While Iranians have been crossing the border illegally for years, especially
since 2021, they have faced little risk of being deported to their home
countries due to severed diplomatic relations with the U.S. That seems to no
longer be the case.
The Trump administration has deported hundreds of people, including
Iranians, to countries other than their own in an attempt to circumvent
diplomatic hurdles with governments that won't take their people back. During
Trump's second term, countries including El Salvador, Costa Rica and Panama
have taken back noncitizens from the U.S.
The administration has asked the Supreme Court to clear the way for several
deportations to South Sudan, a war-ravaged country with which it has no ties,
after the justices allowed deportations to countries other than those
noncitizens came from.
The U.S. Border Patrol arrested Iranians 1,700 times at the Mexican border
from October 2021 through November 2024, according to the most recent public
data available.
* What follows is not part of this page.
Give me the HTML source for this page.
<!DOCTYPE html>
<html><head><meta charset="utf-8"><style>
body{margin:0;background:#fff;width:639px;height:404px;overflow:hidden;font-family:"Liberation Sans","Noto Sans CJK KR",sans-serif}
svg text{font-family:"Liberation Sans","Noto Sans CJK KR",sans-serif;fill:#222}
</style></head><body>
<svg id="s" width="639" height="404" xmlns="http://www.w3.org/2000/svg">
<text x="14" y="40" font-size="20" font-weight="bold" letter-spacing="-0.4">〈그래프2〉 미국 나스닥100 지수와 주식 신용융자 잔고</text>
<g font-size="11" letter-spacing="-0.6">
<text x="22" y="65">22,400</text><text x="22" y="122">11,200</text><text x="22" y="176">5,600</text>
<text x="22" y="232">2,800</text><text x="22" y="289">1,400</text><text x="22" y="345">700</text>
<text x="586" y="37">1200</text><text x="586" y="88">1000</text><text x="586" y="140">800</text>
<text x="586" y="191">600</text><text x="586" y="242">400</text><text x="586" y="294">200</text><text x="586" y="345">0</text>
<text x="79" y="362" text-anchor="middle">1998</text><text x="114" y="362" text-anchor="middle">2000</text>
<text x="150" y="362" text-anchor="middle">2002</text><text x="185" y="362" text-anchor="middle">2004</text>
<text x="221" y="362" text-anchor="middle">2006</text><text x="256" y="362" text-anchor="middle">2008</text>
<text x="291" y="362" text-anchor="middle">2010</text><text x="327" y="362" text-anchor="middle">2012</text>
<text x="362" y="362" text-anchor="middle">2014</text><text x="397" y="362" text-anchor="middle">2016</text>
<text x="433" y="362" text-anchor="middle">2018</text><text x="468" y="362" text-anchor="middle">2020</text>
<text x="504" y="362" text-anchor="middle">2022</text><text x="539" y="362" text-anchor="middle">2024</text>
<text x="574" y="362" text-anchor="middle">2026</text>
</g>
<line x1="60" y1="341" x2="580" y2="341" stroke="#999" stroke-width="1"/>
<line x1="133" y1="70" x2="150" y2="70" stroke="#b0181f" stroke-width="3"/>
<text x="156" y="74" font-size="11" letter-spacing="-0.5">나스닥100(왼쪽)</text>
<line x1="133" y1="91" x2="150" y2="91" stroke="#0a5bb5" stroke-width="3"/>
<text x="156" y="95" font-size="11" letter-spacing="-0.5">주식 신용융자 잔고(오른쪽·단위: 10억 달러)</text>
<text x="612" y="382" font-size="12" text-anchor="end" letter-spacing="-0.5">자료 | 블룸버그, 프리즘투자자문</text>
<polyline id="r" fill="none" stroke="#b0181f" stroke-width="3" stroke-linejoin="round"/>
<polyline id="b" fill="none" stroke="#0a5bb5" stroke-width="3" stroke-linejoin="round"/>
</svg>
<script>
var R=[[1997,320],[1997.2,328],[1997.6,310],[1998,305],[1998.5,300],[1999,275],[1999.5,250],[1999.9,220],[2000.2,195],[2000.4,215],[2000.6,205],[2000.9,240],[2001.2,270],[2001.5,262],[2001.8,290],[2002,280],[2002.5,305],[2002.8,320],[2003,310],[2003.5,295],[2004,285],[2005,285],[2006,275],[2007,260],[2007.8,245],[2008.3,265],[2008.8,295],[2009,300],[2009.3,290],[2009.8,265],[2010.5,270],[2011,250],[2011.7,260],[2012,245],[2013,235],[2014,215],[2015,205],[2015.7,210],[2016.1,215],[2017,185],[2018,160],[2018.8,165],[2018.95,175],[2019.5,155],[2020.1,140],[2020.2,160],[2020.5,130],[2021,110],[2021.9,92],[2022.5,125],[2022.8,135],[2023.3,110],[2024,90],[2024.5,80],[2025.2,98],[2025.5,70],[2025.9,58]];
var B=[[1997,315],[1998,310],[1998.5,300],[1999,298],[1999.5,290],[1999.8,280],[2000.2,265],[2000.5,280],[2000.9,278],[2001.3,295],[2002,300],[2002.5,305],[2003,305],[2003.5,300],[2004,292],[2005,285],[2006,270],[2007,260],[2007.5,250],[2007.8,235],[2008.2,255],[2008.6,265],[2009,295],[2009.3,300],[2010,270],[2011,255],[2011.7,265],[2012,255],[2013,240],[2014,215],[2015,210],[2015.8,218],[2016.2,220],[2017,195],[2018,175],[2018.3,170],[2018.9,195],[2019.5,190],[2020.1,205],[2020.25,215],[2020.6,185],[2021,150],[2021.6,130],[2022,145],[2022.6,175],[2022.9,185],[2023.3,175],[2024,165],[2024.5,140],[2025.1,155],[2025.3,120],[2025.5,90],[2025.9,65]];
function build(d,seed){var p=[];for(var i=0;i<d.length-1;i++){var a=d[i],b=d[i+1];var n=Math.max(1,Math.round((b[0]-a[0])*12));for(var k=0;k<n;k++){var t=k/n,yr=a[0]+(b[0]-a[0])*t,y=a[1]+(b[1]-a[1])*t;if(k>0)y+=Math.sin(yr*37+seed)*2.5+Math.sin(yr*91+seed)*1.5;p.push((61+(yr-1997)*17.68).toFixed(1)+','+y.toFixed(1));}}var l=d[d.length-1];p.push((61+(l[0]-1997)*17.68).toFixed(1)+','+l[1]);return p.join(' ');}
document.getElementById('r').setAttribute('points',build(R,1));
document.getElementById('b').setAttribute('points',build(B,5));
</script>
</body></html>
The Homeland Security Department reported that about 600
Iranians overstayed visas as business or exchange visitors, tourists and
students in the 12-month period through September 2023, the most recent data
reports.
Iran was one of 12 countries subject to a U.S. travel ban that took effect
this month. Some fear ICE's growing deportation arrests will be another blow.
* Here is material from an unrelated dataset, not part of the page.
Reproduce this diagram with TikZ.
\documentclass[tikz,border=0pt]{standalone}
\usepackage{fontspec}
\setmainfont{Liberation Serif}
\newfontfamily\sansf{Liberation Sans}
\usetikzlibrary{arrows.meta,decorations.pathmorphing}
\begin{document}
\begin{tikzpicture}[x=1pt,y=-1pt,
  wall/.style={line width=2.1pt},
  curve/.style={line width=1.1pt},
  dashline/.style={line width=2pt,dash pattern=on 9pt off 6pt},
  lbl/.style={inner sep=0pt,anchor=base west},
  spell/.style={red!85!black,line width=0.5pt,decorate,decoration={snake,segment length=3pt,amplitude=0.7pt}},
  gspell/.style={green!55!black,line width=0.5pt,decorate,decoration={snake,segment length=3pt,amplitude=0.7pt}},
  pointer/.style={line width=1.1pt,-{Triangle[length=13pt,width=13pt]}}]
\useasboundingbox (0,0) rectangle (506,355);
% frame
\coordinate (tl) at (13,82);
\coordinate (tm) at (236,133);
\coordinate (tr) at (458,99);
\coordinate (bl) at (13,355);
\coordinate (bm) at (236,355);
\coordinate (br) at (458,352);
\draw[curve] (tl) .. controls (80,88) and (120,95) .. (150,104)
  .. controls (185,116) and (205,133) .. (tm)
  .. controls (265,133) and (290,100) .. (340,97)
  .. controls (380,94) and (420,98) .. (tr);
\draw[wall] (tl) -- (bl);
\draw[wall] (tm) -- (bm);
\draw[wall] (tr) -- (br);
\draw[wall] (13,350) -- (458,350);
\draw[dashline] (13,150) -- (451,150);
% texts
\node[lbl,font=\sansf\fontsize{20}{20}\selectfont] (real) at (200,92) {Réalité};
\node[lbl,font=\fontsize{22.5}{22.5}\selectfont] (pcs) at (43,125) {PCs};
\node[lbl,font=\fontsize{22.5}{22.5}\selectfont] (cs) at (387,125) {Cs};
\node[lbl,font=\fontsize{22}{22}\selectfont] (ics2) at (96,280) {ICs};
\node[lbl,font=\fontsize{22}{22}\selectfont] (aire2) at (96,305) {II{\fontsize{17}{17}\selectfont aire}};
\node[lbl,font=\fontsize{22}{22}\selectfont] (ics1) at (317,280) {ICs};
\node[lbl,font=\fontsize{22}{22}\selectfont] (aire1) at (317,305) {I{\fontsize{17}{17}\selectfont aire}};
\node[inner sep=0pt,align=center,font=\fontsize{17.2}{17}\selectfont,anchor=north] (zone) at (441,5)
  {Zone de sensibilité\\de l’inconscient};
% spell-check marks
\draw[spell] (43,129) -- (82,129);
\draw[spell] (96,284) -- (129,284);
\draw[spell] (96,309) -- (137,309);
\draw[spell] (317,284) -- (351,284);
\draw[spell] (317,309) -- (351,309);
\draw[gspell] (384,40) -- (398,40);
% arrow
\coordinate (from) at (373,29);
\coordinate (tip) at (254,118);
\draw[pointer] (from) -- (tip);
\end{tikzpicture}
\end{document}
In Oregon, an Iranian man was detained by immigration agents this past week
while driving to the gym. He was picked up roughly two weeks before he was
scheduled for a check-in at ICE offices in Portland, according to court
documents filed by his attorney, Michael Purcell.
The man, identified in court filings as S.F., has lived in the U.S. for over
20 years, and his wife and two children are U.S. citizens.
S.F. applied for asylum in the U.S. in the early 2000s, but his application
was denied in 2002. His appeal failed but the government did not deport him and
he continued to live in the country for decades, according to court documents.
Due to "changed conditions" in Iran, S.F. would face "a vastly increased
danger of persecution" if he were to be deported, Purcell wrote in his
petition. "These circumstances relate to the recent bombing by the United
States of Iranian nuclear facilities, thus creating a de facto state of war
between the United States and Iran."
S.F.'s long residency in the U.S., his conversion to Christianity and the
fact that his wife and children are U.S. citizens "sharply increase the
possibility of his imprisonment in Iran, or torture or execution," he said.
Similarly, Kashanian's daughter said she is worried what will happen to her
mother.
"She tried to do everything right," Kaitlynn Milne said.